**STATED TASK**
Pictures stay out of the copy; set down each line of the listing below exactly.

------------------------------------------------------------

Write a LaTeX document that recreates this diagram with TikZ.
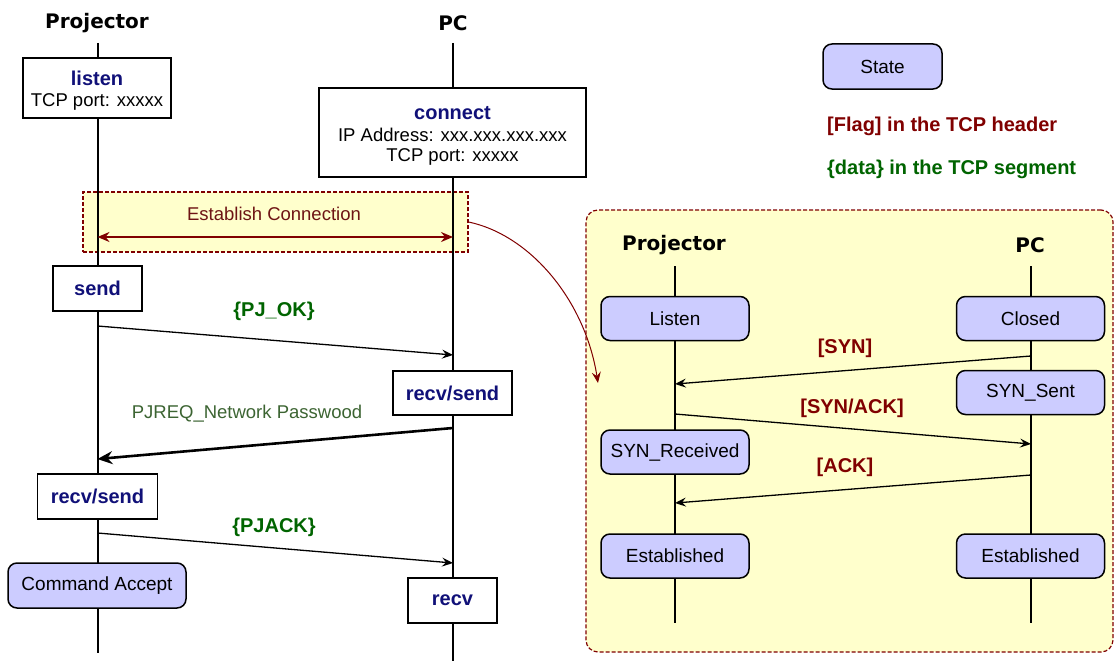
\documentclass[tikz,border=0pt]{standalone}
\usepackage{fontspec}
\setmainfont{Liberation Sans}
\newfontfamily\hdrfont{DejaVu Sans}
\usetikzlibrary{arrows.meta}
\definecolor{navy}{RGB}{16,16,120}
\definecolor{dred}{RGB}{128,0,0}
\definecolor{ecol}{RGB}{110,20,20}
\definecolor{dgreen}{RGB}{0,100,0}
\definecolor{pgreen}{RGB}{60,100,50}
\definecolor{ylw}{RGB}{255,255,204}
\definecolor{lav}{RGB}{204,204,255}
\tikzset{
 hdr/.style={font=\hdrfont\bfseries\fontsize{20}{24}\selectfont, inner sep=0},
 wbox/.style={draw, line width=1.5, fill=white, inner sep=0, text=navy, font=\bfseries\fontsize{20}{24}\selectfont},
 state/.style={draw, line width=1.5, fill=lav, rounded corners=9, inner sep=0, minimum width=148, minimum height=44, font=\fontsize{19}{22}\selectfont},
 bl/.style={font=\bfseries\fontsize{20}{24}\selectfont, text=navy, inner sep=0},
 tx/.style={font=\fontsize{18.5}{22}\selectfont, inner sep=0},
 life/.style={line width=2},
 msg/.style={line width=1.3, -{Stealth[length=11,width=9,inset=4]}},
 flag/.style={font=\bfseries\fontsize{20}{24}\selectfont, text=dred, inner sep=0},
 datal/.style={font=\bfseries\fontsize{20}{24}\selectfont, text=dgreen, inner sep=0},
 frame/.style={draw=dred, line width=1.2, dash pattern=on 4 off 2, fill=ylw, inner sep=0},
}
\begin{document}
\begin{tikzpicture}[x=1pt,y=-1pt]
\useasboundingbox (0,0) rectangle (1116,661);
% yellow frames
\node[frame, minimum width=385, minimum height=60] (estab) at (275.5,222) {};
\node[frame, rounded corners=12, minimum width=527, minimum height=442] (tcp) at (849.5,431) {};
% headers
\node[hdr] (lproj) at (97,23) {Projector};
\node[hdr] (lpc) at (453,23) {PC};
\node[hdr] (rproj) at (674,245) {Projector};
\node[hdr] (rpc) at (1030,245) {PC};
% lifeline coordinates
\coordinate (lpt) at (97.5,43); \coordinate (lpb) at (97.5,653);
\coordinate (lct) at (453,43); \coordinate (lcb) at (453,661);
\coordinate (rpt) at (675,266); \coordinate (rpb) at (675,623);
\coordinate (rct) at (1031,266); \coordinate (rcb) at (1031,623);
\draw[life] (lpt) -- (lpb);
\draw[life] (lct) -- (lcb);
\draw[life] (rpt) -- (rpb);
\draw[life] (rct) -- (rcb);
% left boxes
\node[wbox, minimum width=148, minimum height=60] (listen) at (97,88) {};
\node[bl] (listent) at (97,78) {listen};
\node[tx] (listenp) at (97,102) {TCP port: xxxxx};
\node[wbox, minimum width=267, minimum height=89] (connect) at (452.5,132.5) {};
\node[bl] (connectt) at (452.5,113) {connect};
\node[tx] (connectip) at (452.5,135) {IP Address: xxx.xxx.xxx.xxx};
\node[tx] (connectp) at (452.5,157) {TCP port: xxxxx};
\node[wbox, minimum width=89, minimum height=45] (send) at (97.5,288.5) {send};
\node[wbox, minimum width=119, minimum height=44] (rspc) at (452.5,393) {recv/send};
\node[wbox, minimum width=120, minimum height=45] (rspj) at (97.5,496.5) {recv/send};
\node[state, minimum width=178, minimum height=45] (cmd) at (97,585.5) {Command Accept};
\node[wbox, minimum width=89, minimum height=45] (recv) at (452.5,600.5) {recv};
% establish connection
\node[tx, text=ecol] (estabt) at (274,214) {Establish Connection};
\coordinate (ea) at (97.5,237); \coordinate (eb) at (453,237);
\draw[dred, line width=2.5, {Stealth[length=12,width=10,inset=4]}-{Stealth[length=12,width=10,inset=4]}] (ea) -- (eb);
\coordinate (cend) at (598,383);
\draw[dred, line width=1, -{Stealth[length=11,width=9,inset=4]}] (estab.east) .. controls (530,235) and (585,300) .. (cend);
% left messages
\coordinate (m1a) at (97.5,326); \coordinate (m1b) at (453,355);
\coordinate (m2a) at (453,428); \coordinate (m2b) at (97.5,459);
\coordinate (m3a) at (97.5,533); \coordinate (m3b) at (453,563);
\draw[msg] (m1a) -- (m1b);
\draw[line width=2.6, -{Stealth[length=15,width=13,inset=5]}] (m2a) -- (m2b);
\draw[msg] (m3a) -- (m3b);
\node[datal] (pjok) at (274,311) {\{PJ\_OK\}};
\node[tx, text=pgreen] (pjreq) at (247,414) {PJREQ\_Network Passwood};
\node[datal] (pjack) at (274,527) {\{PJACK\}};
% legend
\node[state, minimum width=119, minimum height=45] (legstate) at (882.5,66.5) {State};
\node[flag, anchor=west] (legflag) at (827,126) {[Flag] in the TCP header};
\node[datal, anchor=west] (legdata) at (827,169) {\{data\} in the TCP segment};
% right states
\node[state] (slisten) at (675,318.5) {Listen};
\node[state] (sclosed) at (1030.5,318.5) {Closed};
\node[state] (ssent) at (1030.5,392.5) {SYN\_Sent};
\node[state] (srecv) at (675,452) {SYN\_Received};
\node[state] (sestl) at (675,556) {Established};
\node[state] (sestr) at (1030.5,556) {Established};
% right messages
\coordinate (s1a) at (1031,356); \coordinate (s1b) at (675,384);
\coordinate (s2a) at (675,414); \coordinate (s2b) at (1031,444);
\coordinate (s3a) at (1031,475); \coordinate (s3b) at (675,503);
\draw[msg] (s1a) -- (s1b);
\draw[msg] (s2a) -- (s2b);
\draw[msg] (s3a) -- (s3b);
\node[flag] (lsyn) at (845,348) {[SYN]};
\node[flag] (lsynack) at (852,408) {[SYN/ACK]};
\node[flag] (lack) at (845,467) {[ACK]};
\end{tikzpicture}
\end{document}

------------------------------------------------------------

**SOLUTION FOR THIS TASK**
Write a LaTeX document that recreates this diagram with TikZ.
\documentclass[tikz,border=0pt]{standalone}
\usepackage{fontspec}
\setmainfont{Liberation Sans}
\newfontfamily\hdrfont{DejaVu Sans}
\usetikzlibrary{arrows.meta}
\definecolor{navy}{RGB}{16,16,120}
\definecolor{dred}{RGB}{128,0,0}
\definecolor{ecol}{RGB}{110,20,20}
\definecolor{dgreen}{RGB}{0,100,0}
\definecolor{pgreen}{RGB}{60,100,50}
\definecolor{ylw}{RGB}{255,255,204}
\definecolor{lav}{RGB}{204,204,255}
\tikzset{
 hdr/.style={font=\hdrfont\bfseries\fontsize{20}{24}\selectfont, inner sep=0},
 wbox/.style={draw, line width=1.5, fill=white, inner sep=0, text=navy, font=\bfseries\fontsize{20}{24}\selectfont},
 state/.style={draw, line width=1.5, fill=lav, rounded corners=9, inner sep=0, minimum width=148, minimum height=44, font=\fontsize{19}{22}\selectfont},
 bl/.style={font=\bfseries\fontsize{20}{24}\selectfont, text=navy, inner sep=0},
 tx/.style={font=\fontsize{18.5}{22}\selectfont, inner sep=0},
 life/.style={line width=2},
 msg/.style={line width=1.3, -{Stealth[length=11,width=9,inset=4]}},
 flag/.style={font=\bfseries\fontsize{20}{24}\selectfont, text=dred, inner sep=0},
 datal/.style={font=\bfseries\fontsize{20}{24}\selectfont, text=dgreen, inner sep=0},
 frame/.style={draw=dred, line width=1.2, dash pattern=on 4 off 2, fill=ylw, inner sep=0},
}
\begin{document}
\begin{tikzpicture}[x=1pt,y=-1pt]
\useasboundingbox (0,0) rectangle (1116,661);
% yellow frames
\node[frame, minimum width=385, minimum height=60] (estab) at (275.5,222) {};
\node[frame, rounded corners=12, minimum width=527, minimum height=442] (tcp) at (849.5,431) {};
% headers
\node[hdr] (lproj) at (97,23) {Projector};
\node[hdr] (lpc) at (453,23) {PC};
\node[hdr] (rproj) at (674,245) {Projector};
\node[hdr] (rpc) at (1030,245) {PC};
% lifeline coordinates
\coordinate (lpt) at (97.5,43); \coordinate (lpb) at (97.5,653);
\coordinate (lct) at (453,43); \coordinate (lcb) at (453,661);
\coordinate (rpt) at (675,266); \coordinate (rpb) at (675,623);
\coordinate (rct) at (1031,266); \coordinate (rcb) at (1031,623);
\draw[life] (lpt) -- (lpb);
\draw[life] (lct) -- (lcb);
\draw[life] (rpt) -- (rpb);
\draw[life] (rct) -- (rcb);
% left boxes
\node[wbox, minimum width=148, minimum height=60] (listen) at (97,88) {};
\node[bl] (listent) at (97,78) {listen};
\node[tx] (listenp) at (97,102) {TCP port: xxxxx};
\node[wbox, minimum width=267, minimum height=89] (connect) at (452.5,132.5) {};
\node[bl] (connectt) at (452.5,113) {connect};
\node[tx] (connectip) at (452.5,135) {IP Address: xxx.xxx.xxx.xxx};
\node[tx] (connectp) at (452.5,157) {TCP port: xxxxx};
\node[wbox, minimum width=89, minimum height=45] (send) at (97.5,288.5) {send};
\node[wbox, minimum width=119, minimum height=44] (rspc) at (452.5,393) {recv/send};
\node[wbox, minimum width=120, minimum height=45] (rspj) at (97.5,496.5) {recv/send};
\node[state, minimum width=178, minimum height=45] (cmd) at (97,585.5) {Command Accept};
\node[wbox, minimum width=89, minimum height=45] (recv) at (452.5,600.5) {recv};
% establish connection
\node[tx, text=ecol] (estabt) at (274,214) {Establish Connection};
\coordinate (ea) at (97.5,237); \coordinate (eb) at (453,237);
\draw[dred, line width=2.5, {Stealth[length=12,width=10,inset=4]}-{Stealth[length=12,width=10,inset=4]}] (ea) -- (eb);
\coordinate (cend) at (598,383);
\draw[dred, line width=1, -{Stealth[length=11,width=9,inset=4]}] (estab.east) .. controls (530,235) and (585,300) .. (cend);
% left messages
\coordinate (m1a) at (97.5,326); \coordinate (m1b) at (453,355);
\coordinate (m2a) at (453,428); \coordinate (m2b) at (97.5,459);
\coordinate (m3a) at (97.5,533); \coordinate (m3b) at (453,563);
\draw[msg] (m1a) -- (m1b);
\draw[line width=2.6, -{Stealth[length=15,width=13,inset=5]}] (m2a) -- (m2b);
\draw[msg] (m3a) -- (m3b);
\node[datal] (pjok) at (274,311) {\{PJ\_OK\}};
\node[tx, text=pgreen] (pjreq) at (247,414) {PJREQ\_Network Passwood};
\node[datal] (pjack) at (274,527) {\{PJACK\}};
% legend
\node[state, minimum width=119, minimum height=45] (legstate) at (882.5,66.5) {State};
\node[flag, anchor=west] (legflag) at (827,126) {[Flag] in the TCP header};
\node[datal, anchor=west] (legdata) at (827,169) {\{data\} in the TCP segment};
% right states
\node[state] (slisten) at (675,318.5) {Listen};
\node[state] (sclosed) at (1030.5,318.5) {Closed};
\node[state] (ssent) at (1030.5,392.5) {SYN\_Sent};
\node[state] (srecv) at (675,452) {SYN\_Received};
\node[state] (sestl) at (675,556) {Established};
\node[state] (sestr) at (1030.5,556) {Established};
% right messages
\coordinate (s1a) at (1031,356); \coordinate (s1b) at (675,384);
\coordinate (s2a) at (675,414); \coordinate (s2b) at (1031,444);
\coordinate (s3a) at (1031,475); \coordinate (s3b) at (675,503);
\draw[msg] (s1a) -- (s1b);
\draw[msg] (s2a) -- (s2b);
\draw[msg] (s3a) -- (s3b);
\node[flag] (lsyn) at (845,348) {[SYN]};
\node[flag] (lsynack) at (852,408) {[SYN/ACK]};
\node[flag] (lack) at (845,467) {[ACK]};
\end{tikzpicture}
\end{document}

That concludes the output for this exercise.